The fact that some characters are debatable does not change the fact that han unification is a good idea. In a few cases you can disagree, but not unifying at all would be madness.
As for this particular character (cold), both variants are familiar to Japanese readers, with the one described as Japanese in your link being the one you'd typically see in print, while the other one is common in handwriting, and nobody in Japan would treat these two as different. From a Japanese point of view, this is definitely the kind of thing you change by switching fonts.
This pdf is the official list of basic chinese characters, published by the Japanese governement. Look on page 9, it shows both variants of this characters in hand writing.
The fact that one of the variants in not familiar to Chinese readers complicates the issue, but there are at least reasonable reasons to argue that this is one, not two, characters.
I think it is possible to argue that han unification was not done very well and that the UC made too many classification mistakes (although I personally think it is generally not that bad), but I don't think arguing that unification is a bad thing entirely has legs.
As far as I can see, Unicode has mostly settled down into a sort of "good enough" state: characters that have sufficiently different renderings have gotten separate "variant" codepoints for each rendering, while characters that are very similar (even if not completely identical as commonly written) are still only present as unified codepoints.
I've no idea if these variant codepoints are actually supposed to show up in user files, or are intended mainly for the use of font rendering systems, etc... the whole thing seems a bit of a mess, even if the information is technically present.
Judging from unicode.com, "冷" does seem have separate codepoints: 冷 (chinese/unified), and 冷 (japanese z-variant). However my browser renders both as similar characters. Similarly, on my phone, the same character gets input whether using a Chinese or a Japanese input method, and both get rendered using the Japanese rendering (it's a Japanese phone) which makes Chinese text look a little funny.

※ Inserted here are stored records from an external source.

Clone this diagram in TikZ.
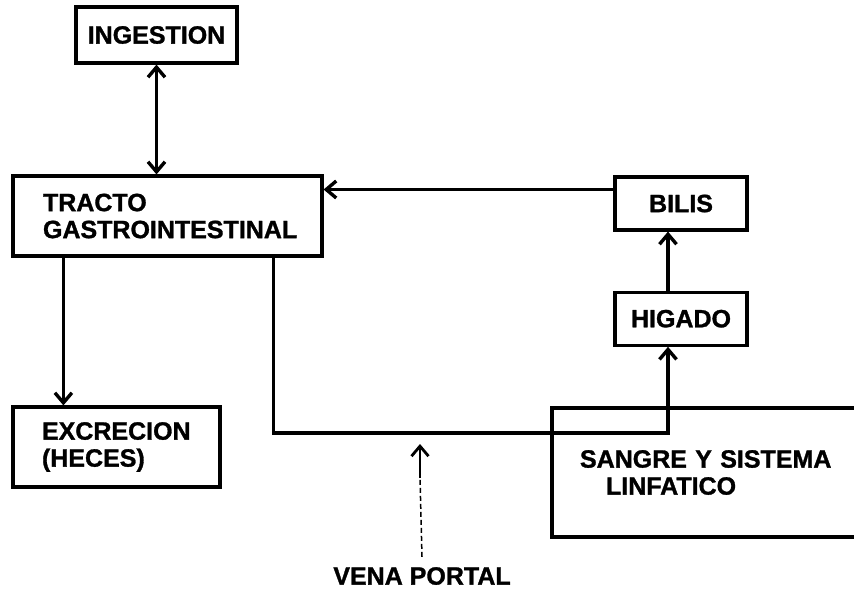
\documentclass[tikz,border=0pt]{standalone}
\usepackage{fontspec}
\setmainfont{Liberation Sans}[BoldFeatures={FakeBold=1.2}]
\usepackage{tikz}
\usetikzlibrary{arrows.meta, positioning}

\begin{document}
\begin{tikzpicture}[x=1pt, y=-1pt,
    font=\fontsize{25}{27}\selectfont\bfseries,
    >={Straight Barb[length=10pt, width=17pt]},
    box/.style={draw, line width=3.2pt, inner sep=0pt},
    link/.style={line width=3.4pt}]
  \useasboundingbox (0,0) rectangle (854,594);
  \clip (0,0) rectangle (854,594);
  % Boxes
  \node[box, minimum width=161pt, minimum height=56pt] (ing) at (156.5,35) {INGESTION};
  \node[box, minimum width=309pt, minimum height=80pt, text width=249pt, align=left]
    (tracto) at (167.5,216) {TRACTO\\GASTROINTESTINAL};
  \node[box, minimum width=207pt, minimum height=80pt, text width=149pt, align=left]
    (excr) at (116.5,447) {EXCRECION\\(HECES)};
  \node[box, minimum width=132pt, minimum height=53pt] (bilis) at (681,203.5) {BILIS};
  \node[box, minimum width=132pt, minimum height=53pt, below=59pt of bilis] (higado) {HIGADO};
  % Sangre (box runs off the right edge)
  \node[box, minimum width=348pt, minimum height=129pt, text width=292pt, align=left]
    (sangre) at (726,472.5) {SANGRE Y SISTEMA\\\hspace*{26pt}LINFATICO};
  % Vena portal
  \node[inner sep=0pt] (vena) at (422,576) {VENA PORTAL};
  \coordinate (portal) at (420,433);
  \coordinate (tip) at ([yshift=-11pt]portal);
  \coordinate (solid) at ([yshift=-45pt]portal);
  % Connectors
  \draw[link, <->] (ing.south) -- (ing.south |- tracto.north);
  \draw[link, ->] ([xshift=52pt]tracto.south west) -- ([xshift=52pt]excr.north west);
  \draw[link, ->] ([yshift=14pt]bilis.west) -- ([yshift=14pt]bilis.west -| tracto.east);
  \draw[link, ->] ([xshift=-13pt]higado.north) -- ([xshift=-13pt]bilis.south);
  \draw[link, ->] ([xshift=-50pt]tracto.south east) |- (portal) -| ([xshift=-13pt]higado.south);
  \draw[line width=1.5pt, dash pattern=on 5pt off 3pt] ([yshift=10pt]vena.north) -- (solid);
  \draw[link, line width=2.8pt, ->] (solid) -- (tip);
\end{tikzpicture}
\end{document}
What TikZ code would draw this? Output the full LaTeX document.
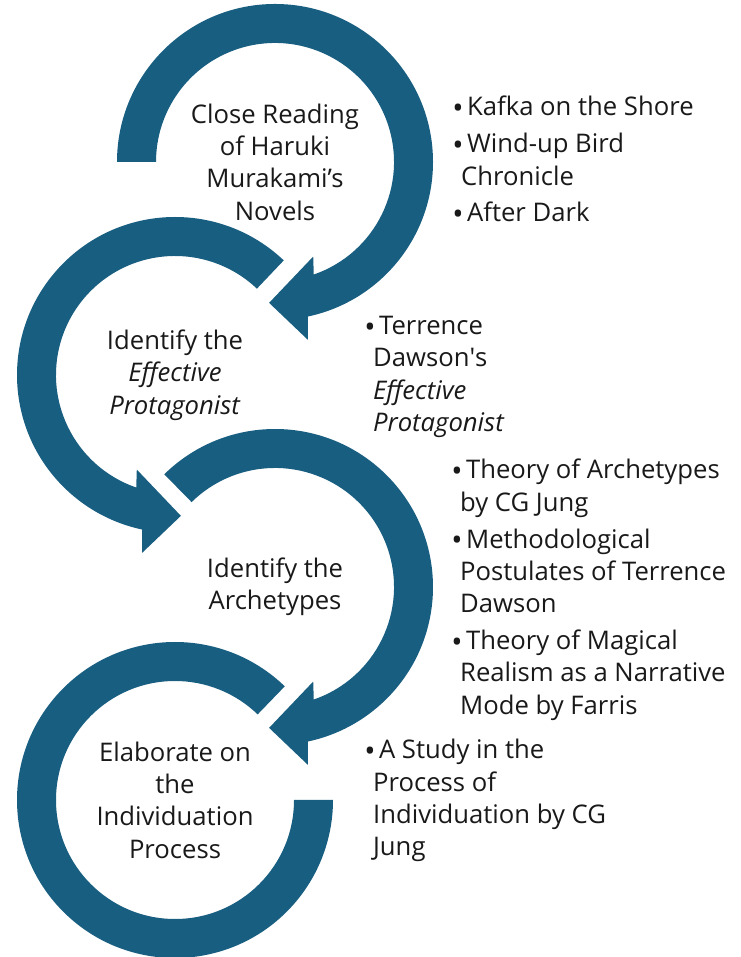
\documentclass[tikz,border=0pt]{standalone}
\usepackage{fontspec}
\setmainfont{Open Sans}
\usepackage{tikz}
\definecolor{arcblue}{RGB}{24,94,128}
\newcommand{\hang}{\hspace*{5pt}}
\newcommand{\bul}{\raisebox{-1.6pt}{\fontsize{17}{18}\selectfont•}\hspace{2pt}}
\begin{document}
\begin{tikzpicture}[x=0.2mm, y=0.2mm,
  ring/.style={fill=arcblue},
  stagetext/.style={align=center, inner sep=0pt, text=black!90, font=\fontsize{14.6}{18.4}\selectfont},
  notetext/.style={align=left, anchor=north west, inner sep=0pt, text=black!90, font=\fontsize{14.6}{18.4}\selectfont}]
\useasboundingbox (0,0) rectangle (740,957);
\coordinate (c1) at (275,795);
\coordinate (c2) at (175,582);
\coordinate (c3) at (275,370);
\coordinate (c4) at (175,157);
\fill[ring, shift={(c1)}] (180:119) -- (180:158) arc[start angle=180, end angle=-78, radius=158]
  -- (-79.5:181) -- (-92.4:141) -- (-68:102) -- (-71:119) arc[start angle=-71, end angle=180, radius=119] -- cycle;
\fill[ring, shift={(c2)}] (46.5:119) -- (46.5:158) arc[start angle=46.5, end angle=258, radius=158]
  -- (259.5:181) -- (272.4:141) -- (248:102) -- (251:119) arc[start angle=251, end angle=46.5, radius=119] -- cycle;
\fill[ring, shift={(c3)}] (134.5:119) -- (134.5:158) arc[start angle=134.5, end angle=-78, radius=158]
  -- (-79.5:181) -- (-92.4:141) -- (-68:102) -- (-71:119) arc[start angle=-71, end angle=134.5, radius=119] -- cycle;
\fill[ring, shift={(c4)}] (46:119) -- (46:158) arc[start angle=46, end angle=360, radius=158]
  -- (0:119) arc[start angle=360, end angle=46, radius=119] -- cycle;
\node[stagetext] (reading) at (c1) {Close Reading\\of Haruki\\Murakami’s\\Novels};
\node[stagetext] (protagonist) at (c2) {Identify the\\\textit{Effective}\\\textit{Protagonist}};
\node[stagetext] (archetypes) at (c3) {Identify the\\Archetypes};
\node[stagetext] (individuation) at (c4) {Elaborate on\\the\\Individuation\\Process};
\node[notetext] (novels) at (452,861) {\bul Kafka on the Shore\\[2.5pt]\bul Wind-up Bird\\\hang Chronicle\\[2.5pt]\bul After Dark};
\node[notetext] (dawson) at (364,641) {\bul Terrence\\\hang Dawson\textquotesingle s\\\hang\textit{Effective}\\\hang\textit{Protagonist}};
\node[notetext] (theories) at (451,498) {\bul Theory of Archetypes\\\hang by CG Jung\\[2.5pt]\bul Methodological\\\hang Postulates of Terrence\\\hang Dawson\\[2.5pt]\bul Theory of Magical\\\hang Realism as a Narrative\\\hang Mode by Farris};
\node[notetext] (study) at (364,218) {\bul A Study in the\\\hang Process of\\\hang Individuation by CG\\\hang Jung};
\end{tikzpicture}
\end{document}
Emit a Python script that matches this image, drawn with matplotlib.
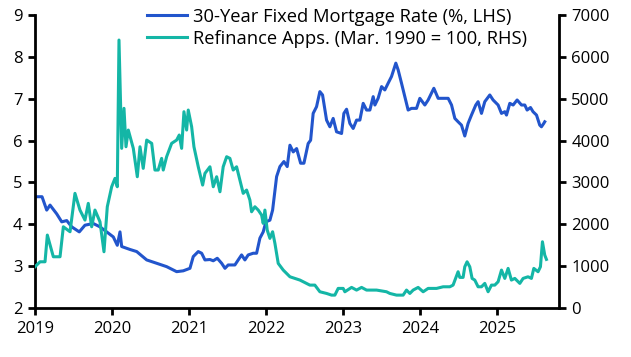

An interesting example is "晩" / "晚", which has one more stroke in the Japanese variant, but it's situated in a location which makes both variants look pretty much identical (and in small bitmapped fonts, they are identical). Nonetheless, Unicode includes codepoints for both...
Encoding those as the same code point makes sense. On the other hand, just the codepoint is obviously not enough on its own for rendering the glyph. The Unicode consortium seem not to care about the actual rendering part of the whole stack and are happy just defining the low-level bits. But then why do we have skin colour coding for emoji and no language coding for CJK glyphs? The entire thing is a mess, but heaping another pile of standards on top of it will make it even more of a mess, I'm afraid.
That's the character for "cold". If you showed me (a Chinese speaker) the Japanese or Korean variant, I would have no idea what it meant.